What Is Additionality in a Carbon Market?
The short answer: “Additionality” is a huge component of verifying whether a carbon market is creating quality credits. It’s asking, “Is this project sequestering carbon or decreasing emissions in a way that would not happen otherwise?”
An additional project is one that would not have been completed if it were “business as usual,” a definition used in many verification projects to assess the validity of credits.
- It’s the grand “what if” plaguing market development. It’s asking a question about the alternate reality in which a program or market does not exist.
- Additionality is one of a suite of concepts that verifiers are using to determine the quality and validity of a carbon credit. If a credit is additional, it’s more credible to buyers seeking to voluntarily offset their emissions.
Break it down: for example, imagine a land owner willing to plant trees on their land, sequestering carbon in roots and biomass. But would the trees have been planted whether or not the land manager was not participating in the program?
- If the answer is yes—if the land manager was going to plant the trees either way—then the practice isn’t additional.

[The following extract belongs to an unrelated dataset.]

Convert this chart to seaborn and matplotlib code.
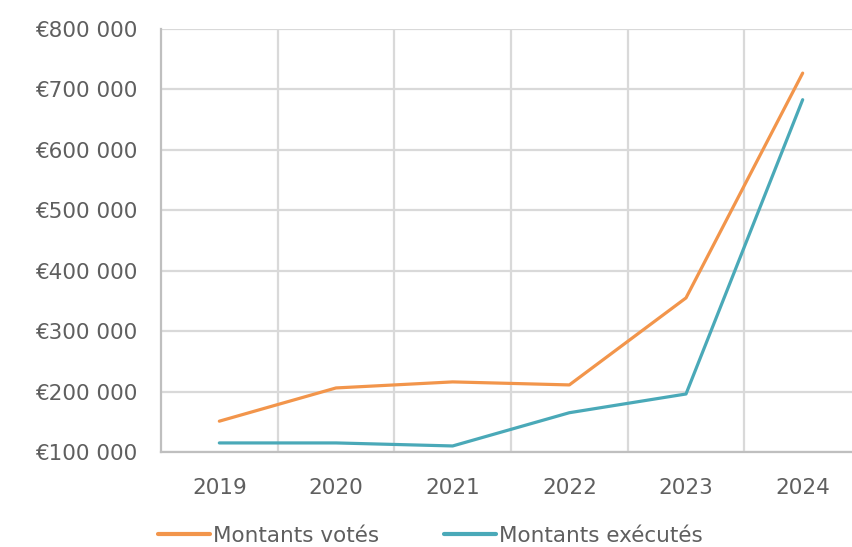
import matplotlib
matplotlib.use("Agg")
import matplotlib.pyplot as plt
import seaborn as sns
import pandas as pd
from matplotlib.ticker import FuncFormatter, FixedLocator

years = ["2019", "2020", "2021", "2022", "2023", "2024"]
votes = [151000, 206000, 216000, 211000, 355000, 727000]
executes = [115000, 115000, 110000, 165000, 196000, 683000]
series_names = ["Montants votés", "Montants exécutés"]
colors = ["#F2954B", "#4AA9B8"]

df = pd.DataFrame({
    "Année": years * 2,
    "Montant": votes + executes,
    "Série": [series_names[0]] * len(years) + [series_names[1]] * len(years),
})

sns.set_theme(style="white")
plt.rcParams["font.family"] = ["DejaVu Sans"]

fig = plt.figure(figsize=(8.52, 5.47), dpi=100)
ax = fig.add_axes([161 / 852, 95 / 547, 700 / 852, 423 / 547])

sns.lineplot(data=df, x="Année", y="Montant", hue="Série", palette=colors,
             linewidth=2.3, ax=ax, legend=True, sort=False)

ax.set_xlim(-0.5, 5.5)
ax.set_ylim(100000, 800000)
ax.set_yticks(range(100000, 800001, 100000))
ax.yaxis.set_major_formatter(FuncFormatter(lambda v, p: "€" + f"{int(v):,}".replace(",", " ")))
ax.xaxis.set_minor_locator(FixedLocator([0.5, 1.5, 2.5, 3.5, 4.5]))
ax.grid(True, axis="y", color="#D9D9D9", linewidth=1.6)
ax.grid(True, axis="x", which="minor", color="#D9D9D9", linewidth=1.6)
ax.grid(False, axis="x", which="major")
ax.set_axisbelow(True)
for s in ["top", "right"]:
    ax.spines[s].set_visible(False)
for s in ["left", "bottom"]:
    ax.spines[s].set_color("#BFBFBF")
    ax.spines[s].set_linewidth(1.6)
ax.tick_params(axis="both", which="both", length=0, labelsize=15.5, colors="#5F5F5F")
ax.tick_params(axis="y", pad=17)
ax.tick_params(axis="x", pad=19)
ax.set_xlabel("")
ax.set_ylabel("")

leg = ax.legend(loc="upper center", bbox_to_anchor=(0.385, -0.128),
                ncol=2, frameon=False, fontsize=15.5, handlelength=2.4, handletextpad=0.15,
                columnspacing=3.0, labelcolor="#5F5F5F")
for line in leg.get_lines():
    line.set_linewidth(3)

fig.savefig("out.png", dpi=100)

- But if the answer is no—if the program is the primary reason that the land manager plants the trees, and they would not do so without it—then the practice meets the test. It is truly additional.
Why does it matter?
For carbon programs to succeed in offsetting unavoidable emissions (think transportation, energy production, or manufacturing), the amount of carbon sequestered needs to actually have been sequestered, and it needs to be an added amount compared to what would have been sequestered without a program or market to pay for the practice.

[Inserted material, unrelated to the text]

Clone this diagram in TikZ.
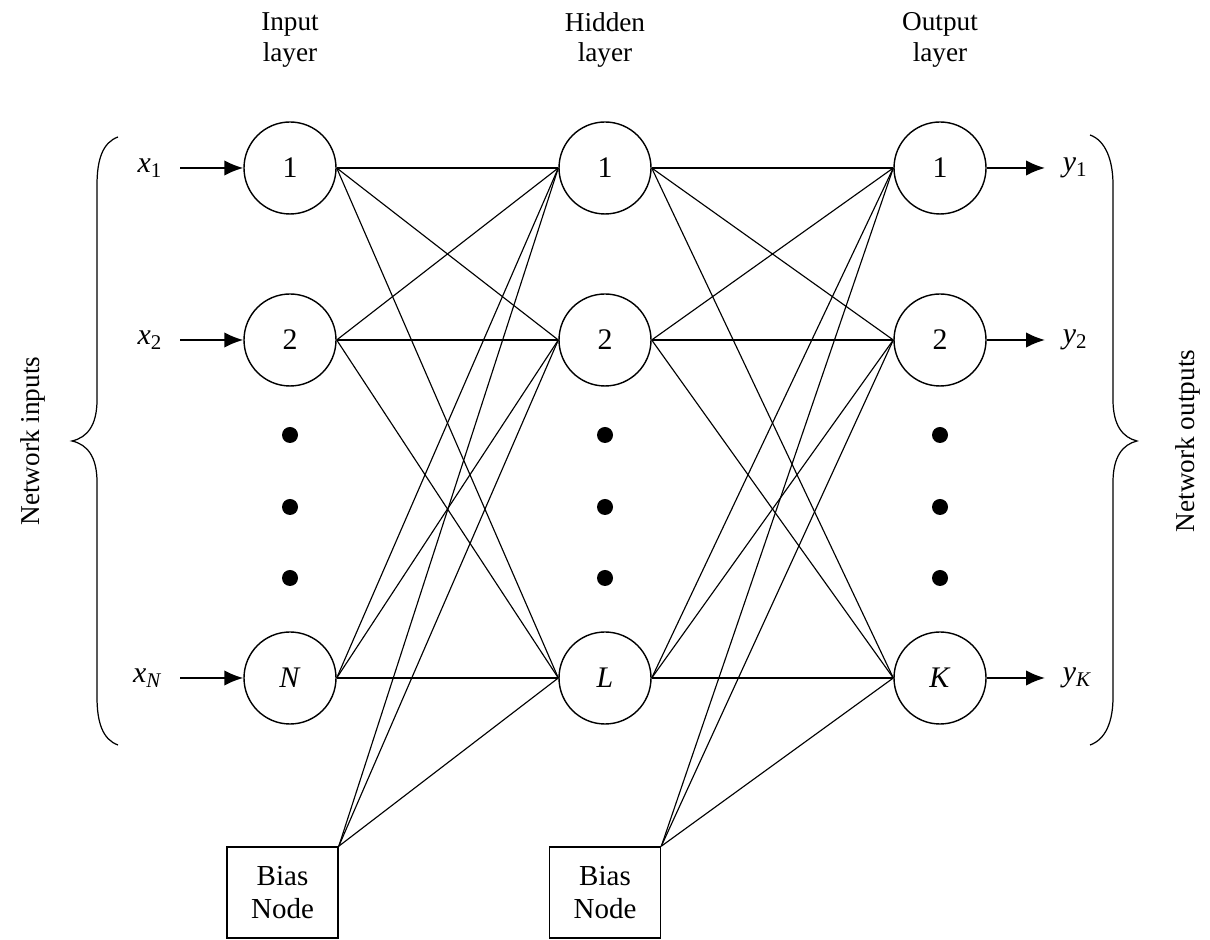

Without meeting the “additionality” benchmark, some critiques of voluntary carbon markets point out that companies may be tempted to purchase credits instead of reducing their own emissions. Others even go so far as to call it greenwashing.
- But there have been debates about the importance of additionality in agricultural carbon markets. This benchmark leaves those who have already started implementing practices that sequester carbon out of carbon markets.
- Even though “additional” practices do not include farmers who have already made changes that sequester carbon, it’s important to remember that improving soil health can be “profitable even without soil carbon payments,” the Soil Health Institute writes in Crops & Soils. The benefits of adopting practices that sequester soil carbon extend far beyond soil carbon payments.
- Transparency is also an important part of creating credible, quality carbon credits. As the Carbon Offset Guide explains, discerning buyers are probably going to want to review the methods used to generate a credit and verify additionality.
The big picture: additionality is one of those key terms that will pop up again and again as markets develop. Understanding exactly how payments are impacting landowners’ and land managers’ decisions to change practices can help determine the quality and validity of the carbon credits they generate.